The original was created in September 2011, about a month after Fleming broke his elbow. The couple enlisted the help of Pat Bolduc, a glass-blowing veteran who runs Beacon Neon from his home in Auburn, Maine. The $2,000 project required roughly 50 feet of glass, original patterns, and more than six dozen bends to make each individual letter. The sign was also the first neon art project Bolduc had ever been involved in.

“It’s a great medium,” Bolduc told the Daily Dot. “Unfortunately if you’re an artist who wants to dabble in it unless you want to go through the process of teaching yourself. And it’s one of those things that it doesn’t take a lot to learn but a lifetime to master. Even after 20 years, hardly a project goes by that I don’t learn a little something new.”

A month after the sign was completed, Fleming and Eggert packed up the sculpture to exhibit it at Sacred and Profane, an arts festival hosted on Peaks Island off of the coast of Maine. The festival was held inside a WWII bunker—the largest of its kind in the U.S.—called Battery Steele, which once protected the Portland Harbor from enemy warships.

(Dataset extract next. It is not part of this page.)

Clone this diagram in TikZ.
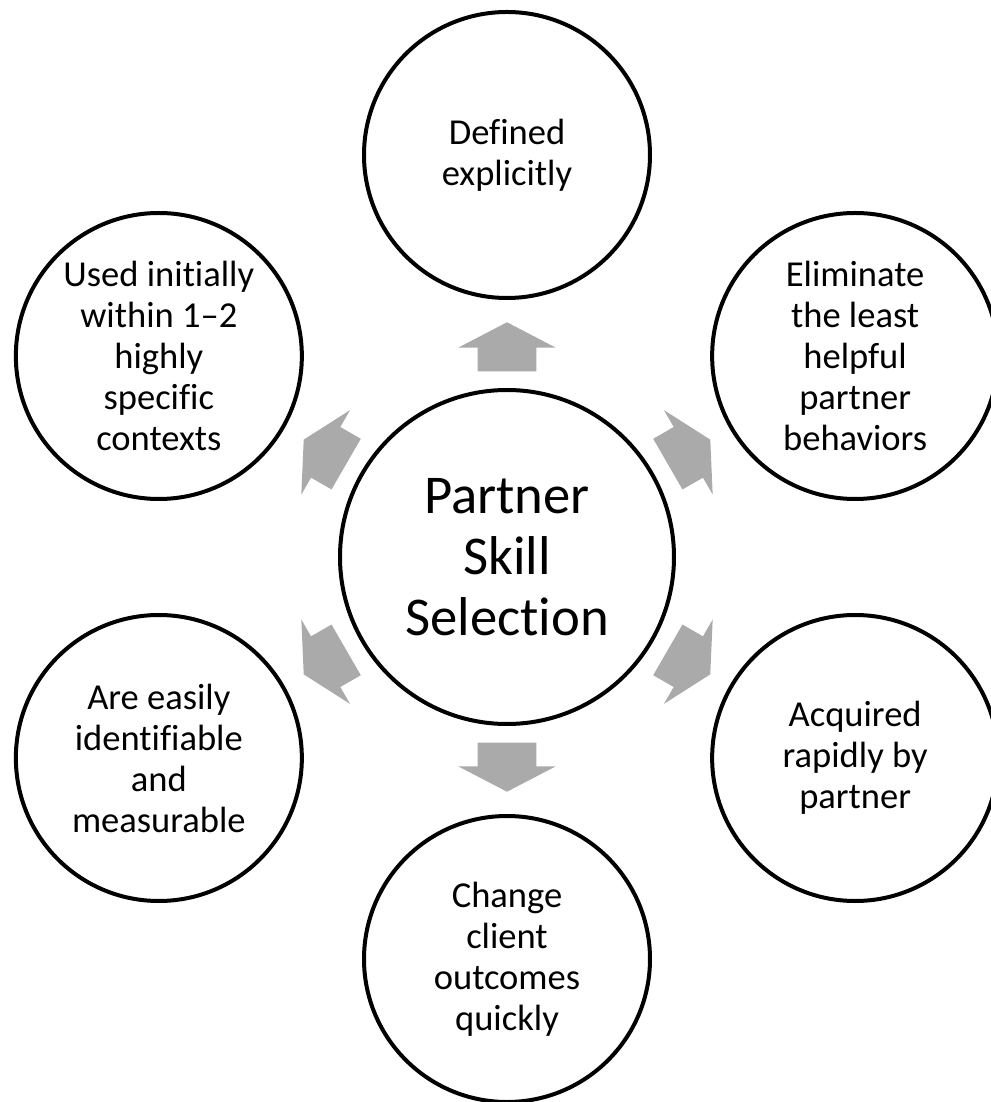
\documentclass[tikz,border=0pt]{standalone}
\usepackage{fontspec}
\setmainfont{Carlito}[Ligatures={TeX,NoCommon}]
\usetikzlibrary{shapes.arrows, calc}
\definecolor{spokegray}{RGB}{170,170,170}

\begin{document}
\begin{tikzpicture}[x=0.75pt, y=0.75pt,
      hub/.style={circle, draw, line width=3pt, minimum size=250.5pt, inner sep=0pt, align=center, font=\fontsize{41}{45.75}\selectfont},
      leaf/.style={circle, draw, line width=3pt, minimum size=214.5pt, inner sep=0pt, align=center, font=\fontsize{27.4}{30.75}\selectfont},
      spoke/.style={single arrow, draw=none, fill=spokegray, inner sep=0pt, text height=43.5pt, text depth=0pt, minimum height=36.75pt, single arrow head extend=14.6pt, single arrow tip angle=125},
    ]
    \useasboundingbox (-507,-545) rectangle (484,557);

    \node[hub] (hub) at (0,0) {Partner\\Skill\\Selection};

    \node[leaf] (defined) at (90:402) {Defined\\explicitly};
    \node[leaf] (eliminate) at (30:402) {Eliminate\\the least\\helpful\\partner\\behaviors};
    \node[leaf] (acquired) at (-30:402) {Acquired\\rapidly by\\partner};
    \node[leaf] (change) at (-90:402) {Change\\client\\outcomes\\quickly};
    \node[leaf] (measurable) at (210:402) {Are easily\\identifiable\\and\\measurable};
    \node[leaf] (contexts) at (150:402) {Used initially\\within 1--2\\highly\\specific\\contexts};

    % block arrows going out from the hub
    \node[spoke, rotate=90] (s1) at ($(hub)!0.504!(defined)$) {};
    \node[spoke, rotate=30] (s2) at ($(hub)!0.504!(eliminate)$) {};
    \node[spoke, rotate=-30] (s3) at ($(hub)!0.504!(acquired)$) {};
    \node[spoke, rotate=-90] (s4) at ($(hub)!0.504!(change)$) {};
    \node[spoke, rotate=210] (s5) at ($(hub)!0.504!(measurable)$) {};
    \node[spoke, rotate=150] (s6) at ($(hub)!0.504!(contexts)$) {};
  \end{tikzpicture}
\end{document}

The night before the festival Fleming and Eggert traveled to the island to select the space in the bunker for their sign. The room they selected was almost perfect. It was dark and secluded but had one glaring problem.

“It was entirely flooded with gross, murky water,” Fleming said. “There were pipes and things hidden under the water. It was a bit of a sketchy situation. So we decided to assemble some of the scaffolding outside,and carry that in.”

The morning of the festival, Bolduc and two of Eggert’s students from Bowdoin College joined the couple early to help assemble the rest of the structure. Wearing wading boots, the generator was fired up, extension cords were laid, and each letter was attached to the PVC scaffolding just in time for the festival to begin.

“When we saw it lit like that, we were both ecstatic. It was incredible,” Fleming said. “It looked amazing.”

In this case, the spectators truly were on their own island. It was life imitating art.